The Christian Church in Turkey

There are Christians in Turkey. Not many. But a few. The country is approximately 99% Muslim. However, when you say that, it's like saying that most of America is Christian. While that is true, people run the gamut on that spectrum. Some are devout. Some go to church twice a year. Some have no idea what the religion they claim actually means.

Our friend Rana is a Turkish Christian. She was born and raised in a Christian community in Turkey. She met and married a Christian American named Jake. We met Rana through Tristan and Shannon -- our friends from Eglin who were stationed here at incirlik the two years before we came. Tristan and Shannon connected us with each other, and what a blessing that has been.

Rana's first language is Turkish, but she speaks nearly perfect English. Jake's first language is Turkish, but he speaks nearly perfect Turkish. They have two young children -- a boy Aksel who a few months older than Isaac and a daughter, Mia, who is nearly one. They are a very down-to-earth and peaceful family. Sitting with them makes me feel that we've been friends for a very long time.

This morning we met our new friends for breakfast at a delightful Turkish weekend buffet. There was a playground for the kids to play at and more tables than I imagine could ever be filled which meant that you are allowed to stay as long as you want (in comparison to having to leave the restaurant as soon as you are done eating in America as Rana pointed out.) We got there at close to 9 which is early for Turkish standards. Their communities really start moving closer to eleven. We lounged and ate breakfast and lunch over the course of two hours while the kids ran and played to their heart's content.

I love watching my boys play with Turkish children. Language is not a barrier for them. They can play together without worrying about not being able to understand each other. It's how the whole world should be.

The food was fabulous. Breakfast in Turkey is quite different than America but there are enough similarities to make me feel comfortable. Eggs are often included and usually some orange juice of some sort. The rest is usually a large variety of cheeses, breads, meets, olives, and various nuts and figs and such. There is much that I do not try and much I cannot imagine eating so early in the morning. But there are also many things that surprise me and feel semi-familiar. Rana helped me with many words and also informed me of one word I should not attempt to say. Saying it incorrectly would be the equivalent of the f-word. So better to not try at all.

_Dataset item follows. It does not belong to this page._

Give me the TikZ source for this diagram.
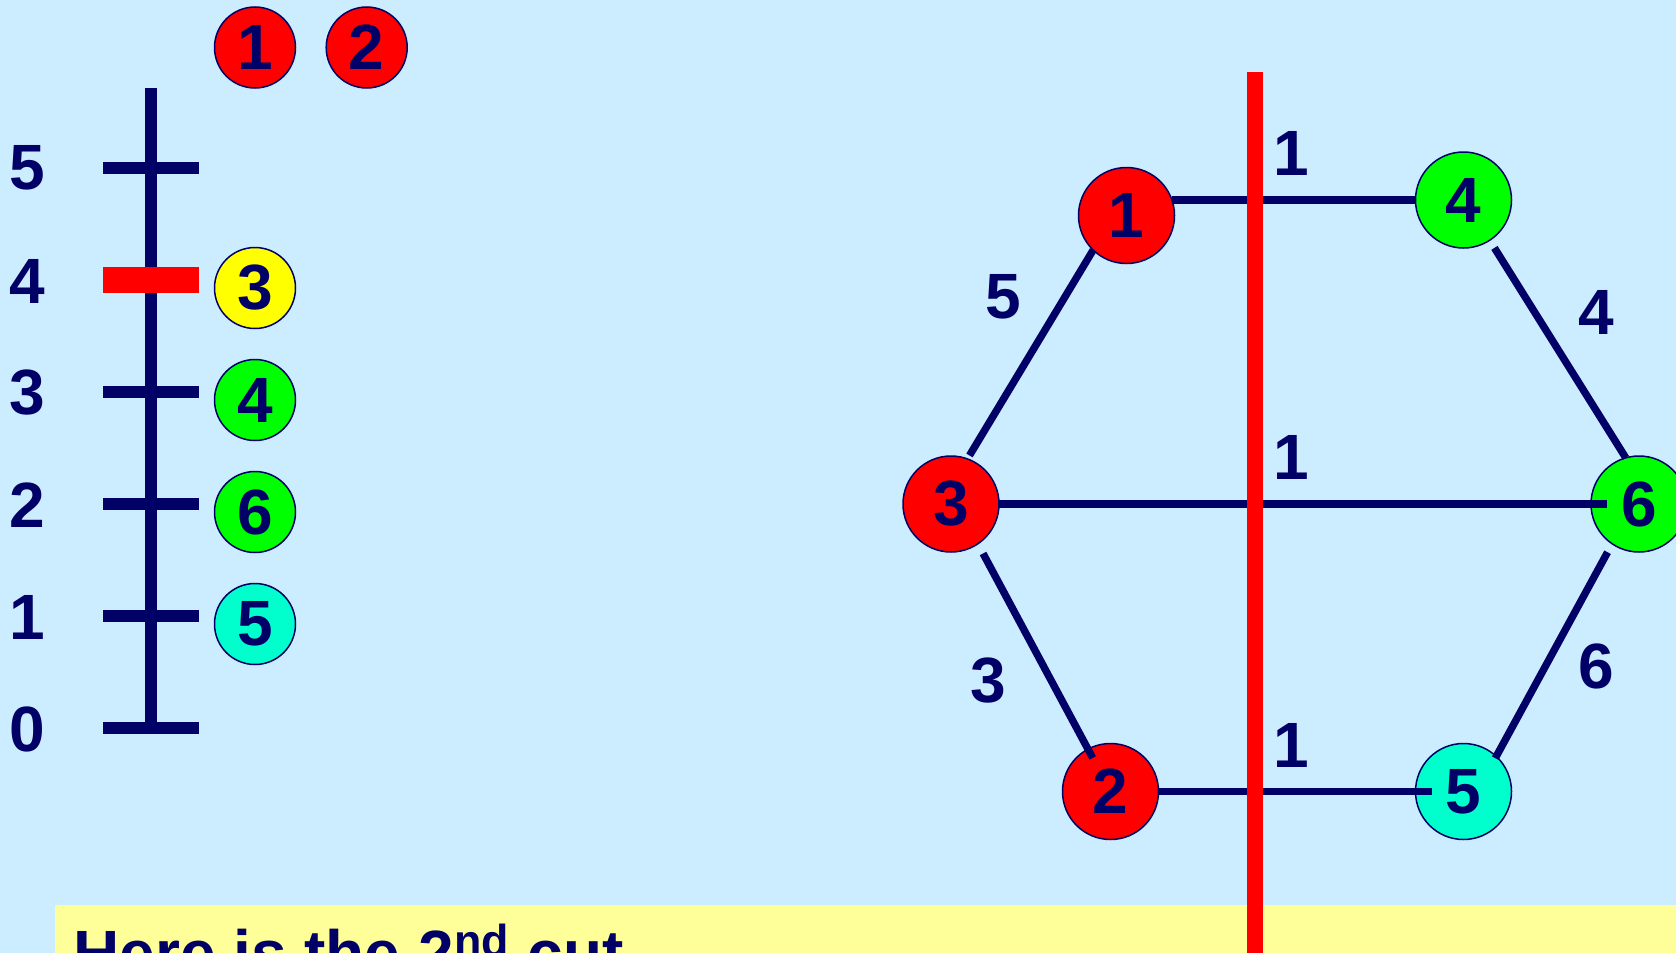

After breakfast, we had the opportunity to attend church with Jake and Rana. Their church is small. Just a dozen or so people. Being a Christian in Turkey is not against the law. Leading someone to Christianity is not against the law. However while there are no political implications for changing faith, socially, for a Muslim to leave their faith and become a Christian, they would face tremendous obstacles. Conversion can mean an individual is ostracized from their family and community. It's not a simple decision. It's a life-changing moment.

There actually was a visitor other than myself at church today, and he began asking questions about the faith. That was quite powerful. I speak very little Turkish and that was the only language spoken. I could often infer what was being talked about via a combination of hand gestures, a phrase or two I recognized, or Rana's whispers of explanation.

JB, Jake, and the kids played in a courtyard off the tiny church which was really just a home converted to serve the function of worship. Because I can read the language, I was able to sing the songs and read their Bible with them even if I didn't know what most of the words meant. (I wish I would have brought my English Bible so I could have read along in English.) I did, however, recognize the tune to one song: There is Power in the Blood. I was able to sing this in English while they sang in Turkish. How awesome! Elijah happened to be with me for that song. He danced and clapped in the midst of Turkish people singing as loudly as they could to only a guitar.

I want to take advantage of the opportunity to learn more about this country we are living in whenever I can. Rana is wonderful for that. Often times, a Turk speaks English only fairly well. This makes it difficult to ask questions and get answers as to social norms and customs. But Rana speaks English nearly perfectly. This allows me to ask questions and learn fully. She is a beautiful person who laughs easily and shares readily.

Having the opportunity to worship with other Christians in this country is not something I will ever forget. I look forward to getting to know Jake and Rana better over our next two years here!


Anonymous said...

That is really neat Wendi. I am learning through you. :) Love, Sarah

Anonymous said...

If this were facebook i would hit LIKE! :) Tante Jan

camfox said...

Really neat Wendi. Jake and Rana sound like a really neat couple. I had a friend in Mexico like your Rana. She spoke english well, and helped me so much when it came to understanding culture. Way to jump in with both feet Wendi!

Deniz Bevan said...

Ooh, was this in Istanbul?

Wendi Kitsteiner said...

Deniz, no this was in Adana.

Deniz Bevan said...

Thanks! I haven't visited Adana, yet.